SCOTUS: family-owned corporations don’t need to cover contraception
First of all, Aunt Jemima has gotten a lot less racist over the years, but the basic concept remains extremely problematic. Second, and in no way related to pancakes: the Supreme Court has ruled 5-4 that family-owned corporations like Hobby Lobby are exempt from federal laws requiring them to provide comprehensive insurance coverage for certain types of contraception. In Burwell v. Hobby Lobby Stores and Conestoga Wood Specialties v. Burwell, the court determined that forcing companies to pay for birth control methods that prevent the implantation of fertilized eggs—which some Christians consider a form of abortion—constituted a violation of the Religious Freedom Restoration Act. So get ready to see more pregnant girls working at Hobby Lobby, as I presume the company’s founders intended.
Obviously, this is a complex decision that finer legal minds than mine should examine. I invite Combat! legal advisors Krezzlefish and The Polish Hammer to offer their assessments in the comments section, as they surely will understand this thing better than I. Still, this decision carries some implications that you don’t need to be a lawyer to consider.

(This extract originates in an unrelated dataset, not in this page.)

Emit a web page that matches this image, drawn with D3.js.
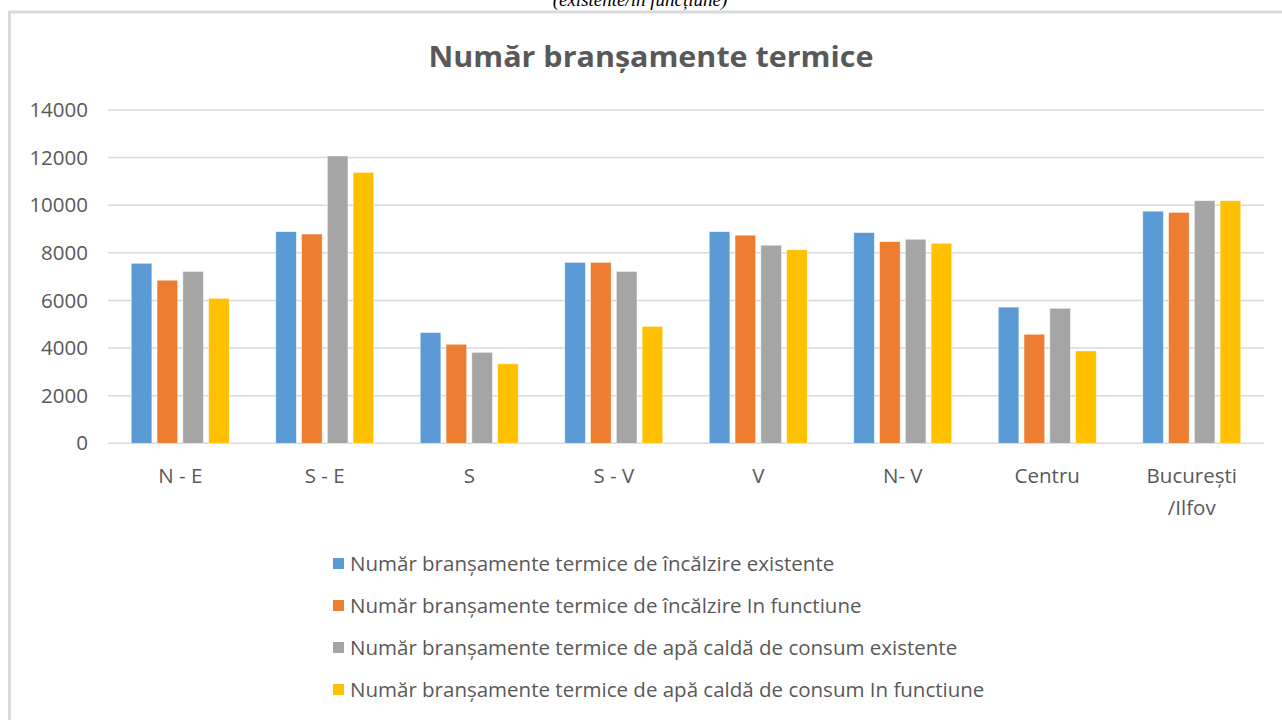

For example: in its ruling, the court noted that owners of “closely held for-profit corporations have sincere Christian beliefs that life begins at conception,” and that to deny their corporations protection under these beliefs “would leave merchants with a difficult choice: give up the right to seek judicial protection of their religious liberty or forgo the benefits of operating as corporations.”
Here I must invoke the legal principle of well boo hoo. Forgoing the benefits of incorporation does not exactly put you in Saint Sebastian territory. It is by no means a central tenant of Christianity that IUDs are a kind of abortion, nor is it a matter of necessity to own a multimillion-dollar chain of craft stores. If you feel so strongly about a hair-splitting argument re: when life begins that you refuse to pay for an insurance policy that might let someone use a certain method of birth control, maybe you shouldn’t employ thousands of people. It seems strange to carve out exceptions to federal law so that people who religiously object to a basic aspect of running a large corporation can do it anyway.
Second, and perhaps more troubling, the court cites the Dictionary Act inclusion of corporations in the definition of “people” when holding that the Religious Freedom Restoration Act was intended to apply to corporations, too. My record will indicate that I am against corporate personhood for several reasons, but even a locution more generous than mine would have a hard time accepting that corporations can sincerely hold religious beliefs.
When a corporation goes bankrupt, does its spirit go to heaven? Does the Hobby Lobby owners’ concern for their immortal souls extend to a concern for the moral character of their corporation—in that, for example, they try to compete with other craft stores, but not too hard? Does the Hobby Lobby corporation go to church? Does it periodically worry that there might not be a God after all, and does it feel bad about that later? Or do its sincerely held religious beliefs only extend to paying for health insurance?
Here we encounter a fundamental problem with this case, and with extending the RFRA to corporations in general. I don’t doubt that the owners of Hobby Lobby sincerely believe it violates their religion to pay for an assistant manager’s IUD, but that belief also happens to save their business a lot of money. And since it is absurd to say that a corporate entity, separate from the people who own and operate it, “believes” something, why shouldn’t corporations purport to sincerely “believe” anything that’s good for their bottom lines?
Certain interpretations of Islam, for example, insist that wealth should be taxed instead of income. Could IBM convert to Islam and then lodge a sincerely held religious objection to withholding taxes from its employees, or even paying federal income taxes itself? That’s a reduction to absurdity, obviously, but you don’t need to reduce the decision in Burwell v. Hobby Lobby very far to reach the absurd.
The dissent argues that Hobby Lobby and Conestoga cannot exercise religion, but the majority opinion complains that “they offer no persuasive explanation for this conclusion.” Some justices seem to be willfully ignoring the obvious, here. A corporation cannot believe, because a corporation is not conscious. The people who own it are, but they incorporate in order to legally separate their corporation from themselves. The Supreme Court should not protect the freedoms of entities that can only meaningfully exercise their freedom by exempting themselves from federal law.